Let’s talk about bosses. Bosses are supposed to be fun, unique experiences that offer punctuation to a level, right? Well, apparently Comcept would say you’re wrong: bosses are supposed to be trial-and-error slogs that aggravate and glitch and artificially extend a game’s life. Nailing one of the childish little bastards on the final segment of your health bar is exciting, don’t get us wrong, and we’re sure there will be YouTube highlight reels of exhausted and sweaty ‘influencers’ putting the fuckers in their graves, but it’s not fun. It’s arduous. It’s long. And it’s repetitive.

Maybe Mighty No. 9 is attempting to emulate its 90s influences a little too strongly and that’s the result. But after copy-and-paste platforming sections designed exclusively to make you suffer, or copy-and-paste mini-bosses you have to face twice in a row before you’re allowed to proceed, or infuriating chase sections that result in instant death if you so much as blink at the wrong time… we can’t face them with much enthusiasm.


Let’s compare this to something like Shovel Knight - a game that took the NES platformer influences and ran with it all the way. Mighty No. 9 is a shambles compared to it: the art direction feels lazy and derivative, like Inafune found an old college sketchbook and handed it to his concept artists. The music is uninspiring and insipid, the whole thing sounding like the mishmash of sounds you’d hear from a cheap Tokyo arcade’s bathroom, and the graphics? It may have worked so much better in 2D or pixel art, but we’ll never know. You wouldn’t believe this game has been delayed as much as it has looking at it: in fact, you’d think it should’ve come out as a PSN Play game sometime five years ago.

Despite all this - despite everything - we can’t hate it. Not totally. Because a hateful, malignant little part of ourselves enjoyed bashing our head against the wall for hours on the same level. It made us feel like the game was taunting us, like it was intentionally broken.

It feels like Mighty No. 9 is a famous swordsman in Game Of Thrones, right, and this swordsman has one arm, leprosy and a pretty gnarly chesty cough. And he challenges you to a fight. He’s a dirty old bastard - throwing dirt in your eyes, feigning tripping over and smacking your fingers with his wooden cane to make you drop your weapon. Every time this crusty hermit wins, you think ‘fuck you old man, I’ll have you this time’ and every time you jump back in.

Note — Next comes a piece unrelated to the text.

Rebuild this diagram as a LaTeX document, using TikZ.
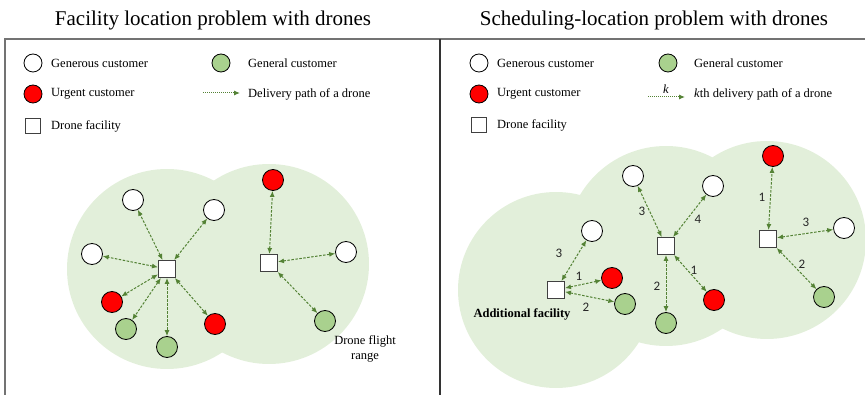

It just makes you angrier every time you lose. But somehow, despite how fucking bad everything about the game is, you can’t stop smacking your head against it. It’s a hard thing to score because of that, but we can tell you this: it isn’t a good platformer, and it isn’t a good Mega Man-esque game. And yet, despite everything we’ve moaned about in these last 1000 words, we wouldn’t say that Mighty No. 9 is necessarily a bad game. It’s just average, at worst.

 

Despite being composed with a sense of electronic nostalgia, the game's OST often feels underwhelming, the VFX repetitive. Yet we still found ourselves humming parts of the game...

This game was always pegged to come out on multiple platforms, but we expected it to be better optimised than this. Clipping, framerate drops, and dodgy hitboxes galore.

Despite some horrific difficulty spikes and dodgy level design, the game is addictive. Like, you have to beat it.

The story is a mish-mash of platforming cliches, deployed with a knowing love for the genre. Occasionally cringe-worthy, but oddly compelling.

Challenges and completion bonuses abound, and some more tricky rewards await those willing to test themselves. Not a bad list, all told.

If you've got a hankering for old-school platformers (albeit ones bastardised by a few modern conventions) Mighty No. 9 is a game for you. If you were going to pick it up on a whim because you fancied a taste of Capcom's golden age, you're better off looking elsewhere. Hardcore gamers eat your heart out, but don't expect to sleepwalk through this one.